FM: In the short term probably not, I would love to though. In the long term, you never know what’s going to happen. You have to reinvent yourself and keep it fresh for you because if it's not, it won't be for the audience. Right now it doesn't sound too appealing to us go out and perform a set of Daft Punk, but there are other artists, keep in mind. We want to develop our own music but like I said we have been writing a bunch and will be hitting the drawing tables again after this run.

What can expect from the trio in the coming months?

FM: We are going to take it back, like we did in 2007, to what we called the whiskey-coffee sessions. It's basically when we lock ourselves in a room, drink as much whiskey and coffee possible and write new material. You have to love what you do in the music business because if you don't your fans are the first to know and the show suffers. So we have these four shows in Colorado then some serious writing. For us, it's all about creating the love for music that we make. I think we honed in on that with the Nights EP, our grasp of the technology is way beyond where we were the last time we attacked this kind of project. 

How does it feel to be one of the best supporting acts for tDB this past NYE?

FM: I love those guys, they have gone out of their way to show love for Future Rock. There is a lot of mutual respect there and has between the bands over the years. It was an awesome show too, I don't know if you have been to the auditorium but the décor make your jaw drop. It is our hometown and our fans came out nice and early to catch the set. The whole night was what we have come to expect what NYE is like in Chicago, just spectacular.

You guys go above and beyond expectations every live show you play, how do you guys keep it that way?

FM: Keeping it fresh is everything. The only reason why there aren't a lot of bands that do what we do is because they burn out. I don't think any of us will want to do a show in any half-assed ways. It would suck; you would be able to see it in my face if it was a half-assed show. That is not what I want to present to people, I don't care about anything else except for our show to be the best show, that's why we have fans – people know we pour our heart out every single time. Even if it means 14 dudes in a 15-man trailer, like right now, so be it – that is what we have to do. It's hard thinking of it as a chore sometimes but that is a challenge for all of us, that's the life we picked. We will never compromise a show, I can promise you that.

What is your summer plans looking like as of now? Jam-packed festival lineup?

FM: Things are lining up nicely, but nothing I can share as of quite yet. Also that's a management question, you tell me when and where then I show up with my bass guitar to play.

Why are you guys only doing a Colorado run and then taking some time off? Aside from Chicago, do you hold something special for Colorado?

FM: People love music here. It is also invigorating to play, like right now I am in Avon surrounded by the Rocky Mountains. People here really enjoy music. If you look at the market as consumers and concert goers, there are a huge amount of goers here. I love playing around here, I love traveling around here and I love the feeling – doesn't get any better than this.

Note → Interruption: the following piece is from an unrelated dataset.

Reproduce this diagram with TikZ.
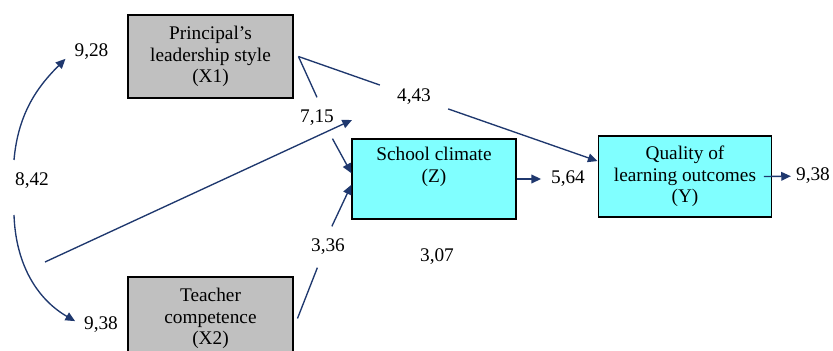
\documentclass[tikz,border=0pt]{standalone}
\usepackage{fontspec}
\setmainfont{Liberation Serif}
\usetikzlibrary{arrows.meta}
\definecolor{pathblue}{RGB}{31,56,110}
\definecolor{boxgray}{RGB}{192,192,192}
\definecolor{boxcyan}{RGB}{128,255,255}

\begin{document}
\begin{tikzpicture}[x=0.518pt, y=-0.518pt,
  var/.style={draw=black, line width=0.6pt, align=center, inner sep=0pt,
    font=\rmfamily\fontsize{10}{11.2}\selectfont},
  num/.style={inner sep=1pt, font=\rmfamily\fontsize{10}{11.2}\selectfont},
  gapnum/.style={num, minimum width=35pt, minimum height=21pt},
  plain/.style={draw=pathblue, line width=0.7pt},
  link/.style={plain, -{Triangle[length=5pt, width=4.5pt]}}]
  \useasboundingbox (0,0) rectangle (833,351);
  % variables
  \node[var, fill=boxgray, minimum width=85.5pt, minimum height=43pt] (X1) at (210.5,56.5) {Principal’s\\leadership style\\(X1)};
  \node[var, fill=boxgray, minimum width=85.5pt, minimum height=43pt] (X2) at (210.5,318.5) {Teacher\\competence\\(X2)};
  \node[var, fill=boxcyan, minimum width=85pt, minimum height=41.4pt] (Z) at (434,179) {School climate\\(Z)\\\strut};
  \node[var, fill=boxcyan, minimum width=90pt, minimum height=42pt] (Y) at (685,176.5) {Quality of\\learning outcomes\\(Y)};
  % coefficients
  \node[num] (l928) at (91.5,52) {9,28};
  \node[num] (l842) at (32,181) {8,42};
  \node[num] (l938a) at (101,325) {9,38};
  \node[gapnum] (l715) at (317,118) {7,15};
  \node[gapnum] (l443) at (414,97) {4,43};
  \node[gapnum] (l336) at (328,247) {3,36};
  \node[num] (l307) at (437,257) {3,07};
  \node[num] (l564) at (568,179) {5,64};
  \node[num] (l938b) at (813,176) {9,38};
  \coordinate (c1) at (14,160);
  \coordinate (c2) at (14,215);
  \coordinate (c3) at (45,262);
  \coordinate (c4) at (352,120);
  % paths
  \draw[link, shorten >=5pt] (c1) to[out=85, in=225] (l928.west);
  \draw[link, shorten >=4pt] (c2) to[out=-88, in=150] (l938a.west);
  \draw[link] (c3) -- (c4);
  \draw[plain] ([xshift=2.5pt]X1.east) -- (l715.north);
  \draw[link] ([xshift=8pt]l715.south) -- (Z.176);
  \draw[plain] ([xshift=2.5pt]X1.east) -- (l443);
  \draw[link] (l443) -- (Y.170);
  \draw[plain] ([xshift=2pt]X2.east) -- ([xshift=-5.5pt]l336.south);
  \draw[link] ([xshift=2pt]l336.north) -- (Z.184);
  \draw[link, shorten >=4pt] (Z.east) -- (l564.west);
  \draw[link, shorten >=1.5pt] ([xshift=-4.5pt]Y.east) -- (l938b);
\end{tikzpicture}
\end{document}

Saw you guys at the Larimer Lounge not too long ago and it was unbelievable how much energy was in that venue, how are you guys going to top that?

FM: I think you’re going to see some music that you haven’t seen before and the same intensity from all of us. That Larimer Lounge show could have been better, but it got so rowdy because of that small ass room. I remember sweat on me and on people from the front row – kind of like this sweat haze bomb thing. I love shows when the crowd is on the same page on me. That is why music is so special to me out of every other art, everyone is experiencing it at the same time. If it was a painting in a museum people can go up to it and look at it individually. When we do get to play places like that, we can enjoy it in the same atmosphere with the same feelings. I love it if we had another show like that but at the same time we might switch it up the a more spiritual type of sound. That is what I hope happens, we can play as Future Rock but we can take it as how the crowd or the performance dictates.

Can we maybe see a switch in styles in the future?

FM: The music has to evolve. I get older and change as a person and so does the music. I don't really want to hold down one kind of music that I am. It hard to answer when people ask what kind of music Furture Rock plays, well we play the music that we want. Right now just like everyone else in the electronic scene, we are fixated on some concepts like sound. Sounds are becoming harsher to the ear which I find very interesting. I think we will be incorporating some of those sounds that we are hearing that everyone of kind of craving. I would like to call it a fusion between heavy metal and electronica, it started with Justice and then moved it through dubstep also. I can definitely see some of those influences poking through from us but it's always going be a little different because we do it in a live setting. We are real dudes with real instruments that make music. We will probably stick to taking rock songs and switching them over electronica. We have done Nirvana in the past. We are actually used the same technology that some of the heavy hitters in the scene use today.

How did the great city of Chicago influence Future Rock's music?

FM: There is definitely a certain attitude and feel to it and certainly a serious music past. When you look at the scene out there as a whole, we are blip if that. It nurturing, there is mad support for taking chances. I don't think we couldn't have evolved in any other scene, especially the way we sound now. Specifically being that Chicago has such a huge house music following, we learned about it. In the mushroom jazz days, definitely not something that is in right now, but it taught me about house music was all about. Today, I think you couldn't have any other better city to be based out of. They are so hungry for electronic music and fascinated by them doing it live. It's home and it's perfect for us.

What were some of the problems you faced as a band over the years?

FM: I think we have the same problems that must bands do. Being able to take each other for this long is hard, overcoming the trials of the road and the hardest thing, of course, is staying true to the music. It's not easy; you have to put true love into it. I can guarantee if you don't put love into this, it can get grueling. Once one notices that, you have to take a step back and like we are doing right now, writing some music.